Rahal charged that it was "curious that the U.S. should recognize no responsibility for the use that is made of the arms and financial aid that it furnishes Israel, or that it should express astonishment at the suspicion shown toward it when events such as those in Lebanon take place."

Squabble. Before U.S. Ambassador John Scali had a chance to reply to the Arab charges, a squabble broke out between the Russian and Chinese ambassadors. Yakov Malik insisted that any resolution on the Middle East make reference to the nonuse of force in international relations. Chinese Ambassador Huang Hua denounced the Soviet proposal as "downright fraud," since "along the northern frontier of China it [the Soviet Union] has stationed a million troops to threaten China." Could this, asked Huang, "be called nonuse of force in international relations?"

Malik later set off another brisk diplomatic exchange when he noted that the Israelis felt "nearer than any other people to God." He added: "I am an atheist but I do not believe God would be so partial." Rapping the table with his pipe, the Israeli Ambassador, Yosef Tekoah, shouted: "I do not believe that the Security Council should be a forum for the kind of slander and abuses of any people's faith we heard just now from Ambassador Malik!" Tekoah then proceeded to bring up the Soviet Union's prewar pact with Nazi Germany, which drew a sharp protest from Malik.
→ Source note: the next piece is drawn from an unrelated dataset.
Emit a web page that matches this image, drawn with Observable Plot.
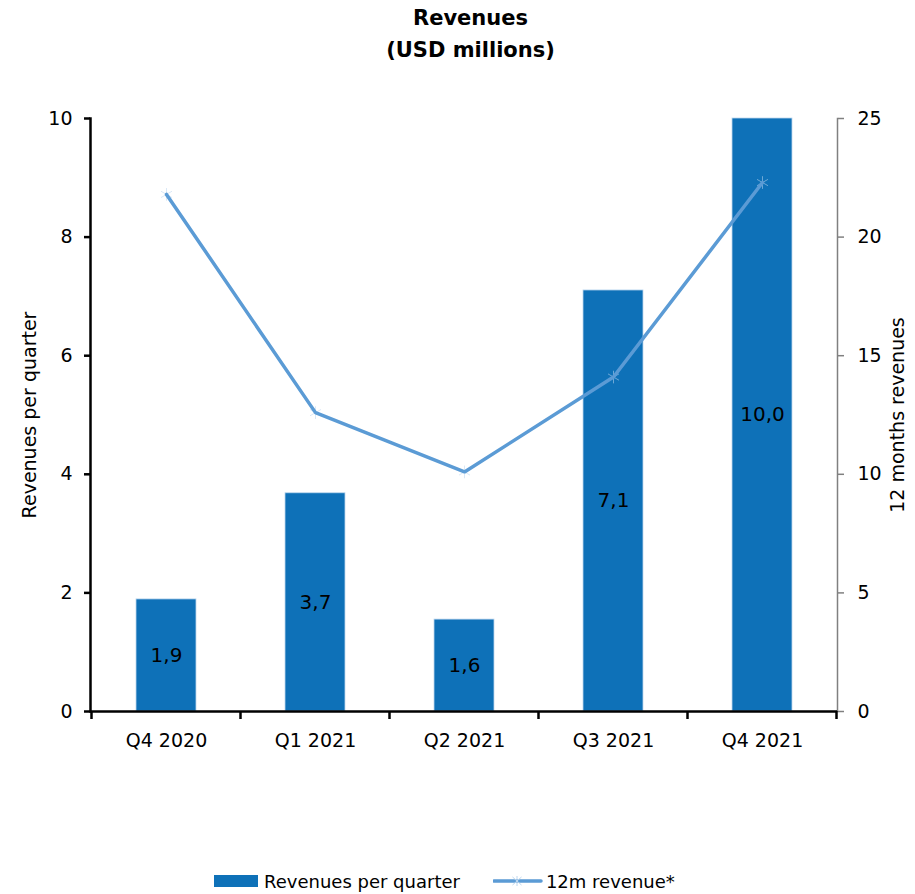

After that, Scali was content to make a brief speech, in which he asked for an evenhanded resolution condemning "violence and terror from whatever source and of whatever kind." He told Arab diplomats privately that he would veto any resolution on Israel that he considered too one-sided.

Scali managed to sidestep a veto. The Security Council voted 11-0, with the U.S. and three other nations abstaining, to adopt a resolution that condemned Israel's raids on Lebanon and also deplored "all recent acts of violence"--a phrase that could be interpreted to include Arab terrorism. The compromise did not please the Arabs. Egyptian Foreign Minister Mohammed el-Zayyat declared that "if the situation in the Middle East defies any solution today it is because of United States support for Israel."

Meanwhile, the first suspected act of violence by Black September terrorists within the U.S. took place in Washington, D.C., last week. A shot was fired into a bedroom of the home of the New Zealand charge d'affaires. Luckily, no one was hurt. Apparently it was a ludicrous case of mistaken identity: the attackers were after the Jordanian ambassador--who had moved away two years earlier. "The terrorists may have been using a very old diplomatic directory," said the understandably nervous New Zealand charge, Gerald Hensley, adding: "It is most unlikely that the shot was intended for us. We have a very low profile on Middle East matters."